In what looks like an unprecedented case, the Constitutional Court of Ecuador used the constitutional provision on the “Rights of Nature” to safeguard Los Cedros protected forest from mining concessions. The Court voted seven in favor and two abstentions.
With the ruling, the Constitutional Court must develop a binding jurisprudence in which the Rights of Nature, the right to a healthy environment, the right to water, and environmental consultation must be respected.
The court decided that activities that threaten the Rights of Nature should not be carried out within the Los Cedros Protected Forest ecosystem, which includes mining and all types of extractive activities. Water and environmental permits to mining companies must also be denied.
Two-thirds of the reserve is covered by mining concessions granted to the Ecuadorian state mining company ENAMI and its Canadian partner, Cornerstone Capital Resources. The Constitutional Court agreed to hear the case in May 2020.

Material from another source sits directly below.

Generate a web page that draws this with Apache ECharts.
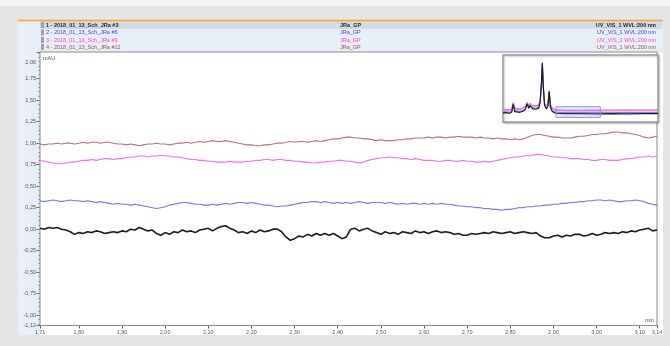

“This case is emblematic not only for Ecuador but also for the international community,” said Alejandro Olivera, senior scientist, and Mexico representative at the Center for Biological Diversity. “This progressing and innovative ruling protects the imperiled wildlife, such as the endangered brown-headed spider monkeys and endangered spectacled bears, from mining companies.
Earth Law Centre, Global Alliance for the Rights of Nature, and the Centre for Biological Diversity filed an amicus curiae (friend of the court) brief in September 2020 before the Ecuadorian Constitutional Court. It asked the court to protect Los Cedros and robustly enforce constitutional provisions that establish basic Rights of Nature, or “Pachamama,” including the rights to existing, to restoration, and the rights of the rivers, especially river Magdalena.
“This is a historic victory in favor of Nature. The Constitutional Court states that no activity that threatens the Rights of Nature can be developed within the ecosystem of Los Cedros Protected Forest, including mining and any other extractive activity. Mining is now banned from this amazing and unique protected forest. This sets a great juridical precedent to continue with other threatened Protected Forests. Today, the endangered frogs, the spectacled bears, the spider monkey, the birds, and Nature as a whole have won an unprecedented battle,” says Natalia Greene, from the Global Alliance for the Rights of Nature.
“It is undoubtedly good news but the situation of the Los Cedros Protective Forest is not an isolated event in Ecuador,” said Constanza Prieto Figelist, Latin American legal lead at Earth Law Centre. “This is a problem of the forests throughout the country. In recent years, mining concessions that overlap with Protective Forests have been awarded.”
The brown-headed spider monkey, found in Los Cedros, has lost more than 80% of its original area of distribution in northwest Ecuador. In 2005 it was estimated that there were fewer than 250 brown-headed spider monkeys globally, granting the species a place among the top 25 most endangered primates in the world.
The groups note that the case is of great significance, both for Ecuador and the world, because it has the potential to establish important and influential “Earth jurisprudence” that will help guide humanity to be a benefit rather than a destructive presence within the community of life.
The proposed mining is unlawful, the groups say, it violates the rights of the Los Cedros Protective Forest as an ecosystem as well as the rights of the many members of that living community.